In the same period, Hydro also acquired five extrusion plants from Alcan in Central Europe, expanded metal production at Karmøy, purchased the oxide plant Alpart in Jamaica, and took over the building system company WICONA in Germany.

With the purchase of the German company VAW around ten years later, Hydro Aluminium became the third largest aluminium company in the world.

Talks finally result in an agreement

The first negotiations on a merger between Hydro and ÅSV took place in 1985, but nothing was agreed. A year later, another round of negotiations culminated in the new aluminium unit Hydro Aluminium on 1 September 1986. Originally 70 per cent owned by Hydro and 30 per cent by the Norwegian state, the company became fully Hydro owned in 1988. 

Two people played a key role in the merger: Hydro’s managing director in the 1980s, Torvild Aakvaag, and the managing director of ÅSV, Håkon Sandvold.
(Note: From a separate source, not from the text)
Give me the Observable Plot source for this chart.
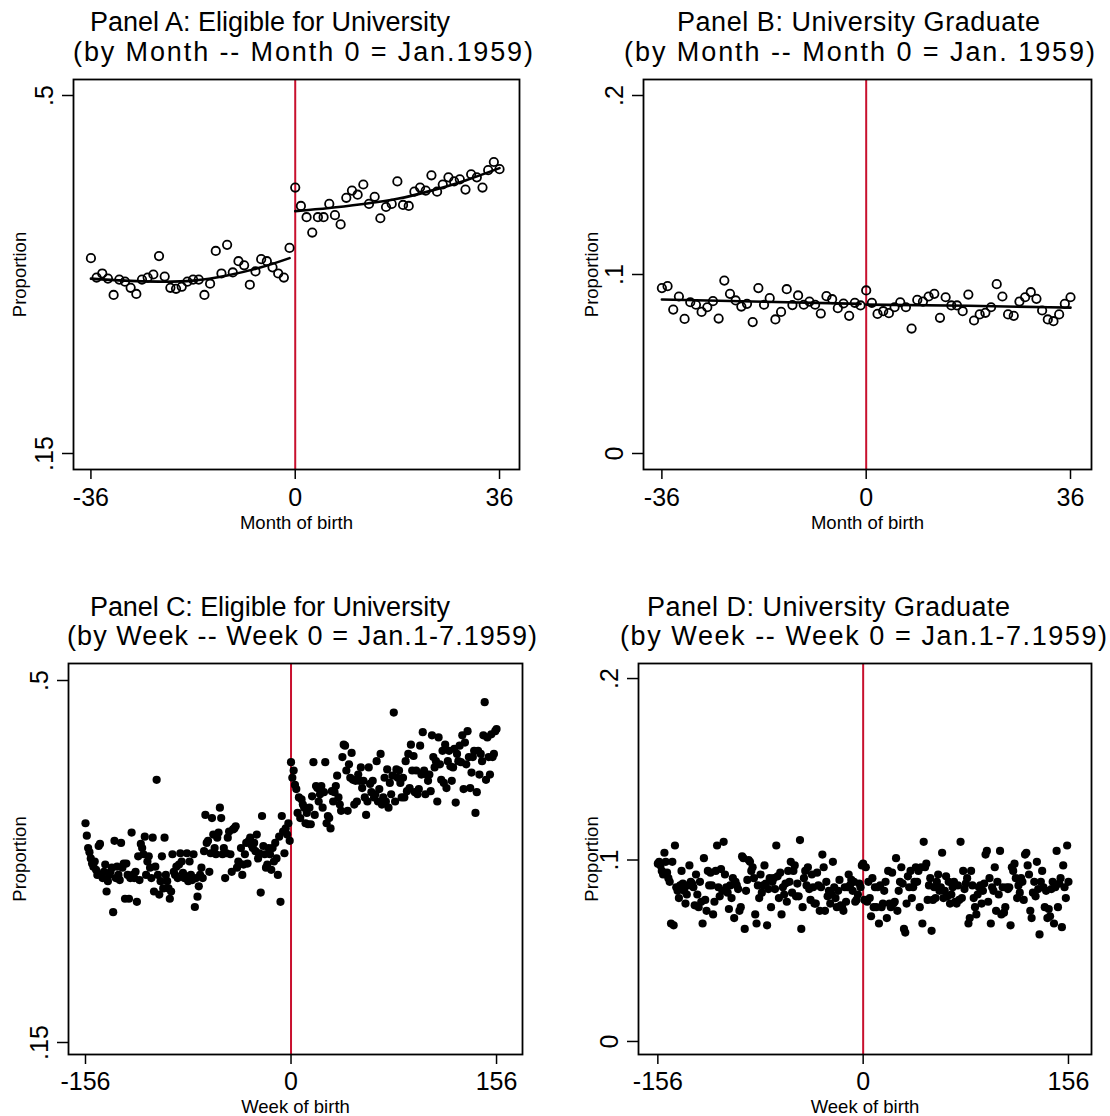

However, it was a third person, Dag Flaa from Hydro, who became the first top manager in Hydro Aluminium.

Stronger together

No merger is completely problem-free, and neither was the integration of ÅSV and Hydro’s aluminium operation, but it grew into a strong organization which proved to be far more effective as a whole than as a sum of its individual parts.

The two organizations had quite different backgrounds. ÅSV was well up on technology, whereas Hydro had a strong commercial sector. It was hoped that pooling resources would allow the best of both cultures to live on.